Как мы помним, «Песня про правого инсайда» начинается со слов: «Ох, инсайд! Для него — что футбол, что балет». А в разбираемом стихотворении вместо балета — концерт.
Такая же аналогия возникает с «Маршем футбольной команды “Медведей”» (1973): «В тиски медвежие / Попасть к нам не резон, / Но те же наши лапы — нежные / Для наших милых девочек и жен». А в стихотворении «В голове моей…» командир, задачей которого было препятствовать проникновению героя на футбол («тиски медвежие»), но когда он не справился с этой задачей, то тут же поскакал на концерт («лапы нежные»). Как видим, для него действительно — «что футбол, что балет»: что создавать людям препятствия, что наслаждаться классической музыкой[833] [834].
Хорошей иллюстрацией к этим словам могут послужить воспоминания поэта Петра Вегина, где он рассказывает, как двое чекистов везли его на Лубянку: «Ехали по Герцена, то бишь Большой Никитской, и, проезжая консерваторию, один из них спросил: “Толя, ты идешь на ‘Виртуозов Москвы’?”. “Вот какими культурными стали чекисты”, - подумал я.
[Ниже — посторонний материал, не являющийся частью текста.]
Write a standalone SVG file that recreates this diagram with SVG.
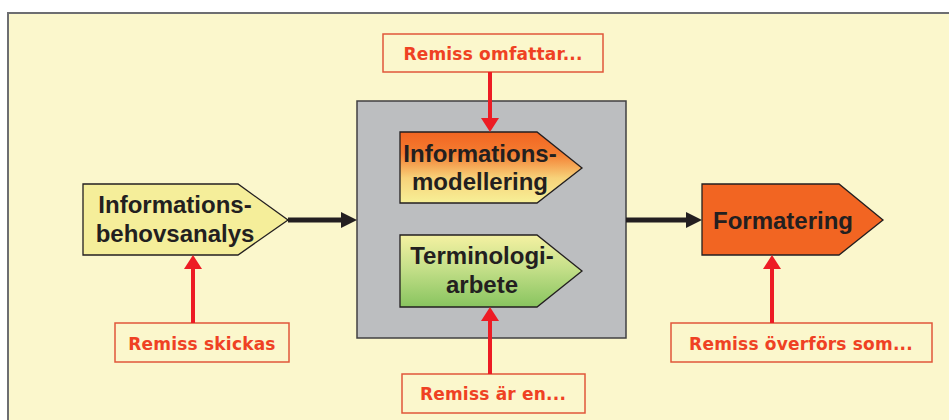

Но менее страшно от их культуры мне не стало» б17
Позднее этот мотив найдет развитие в стихотворении «Палач» (1977), где палач, готовясь казнить лирического героя и разъясняя ему всю «процедуру» казни, скажет: «И можно музыку заказывать при этом, / Чтоб стоны с воплями остались на губах», — после чего эту «мысль» подхватит сам герой: «Я, признаюсь, питаю слабость к менуэтам, / Но есть в коллекции у них и Оффенбах» (ср. с Гилельсом).
…Меня можно спокойно от дел отстранить,
Робок я перед сильными, каюсь, -
Но нельзя меня силою остановить,
Если я на футбол прорываюсь!
По сравнению с «Балладой о брошенном корабле», написанной летом того же года («Только, кажется, нет больше места в строю»), ситуация изменилась: если в балладе герой готов был драться за свободное место: «Плохо шутишь, корвет, потеснись, раскрою!», — то теперь он уже «свободное место легко отыскал / После вялой незлой перебранки», и далее возникает противопоставление с Театром на Таганке, ситуация с которым в аллегорической форме была зашифрована в балладе: «Всё! Не сгонят! Не то, что когда посещал / Пресловутый Театр на Таганке». А тогда его действительно «согнали»: «До чего ж вы дошли? / Значит, что — мне уйти? <…> Разомкните ряды, всё же мы — корабли».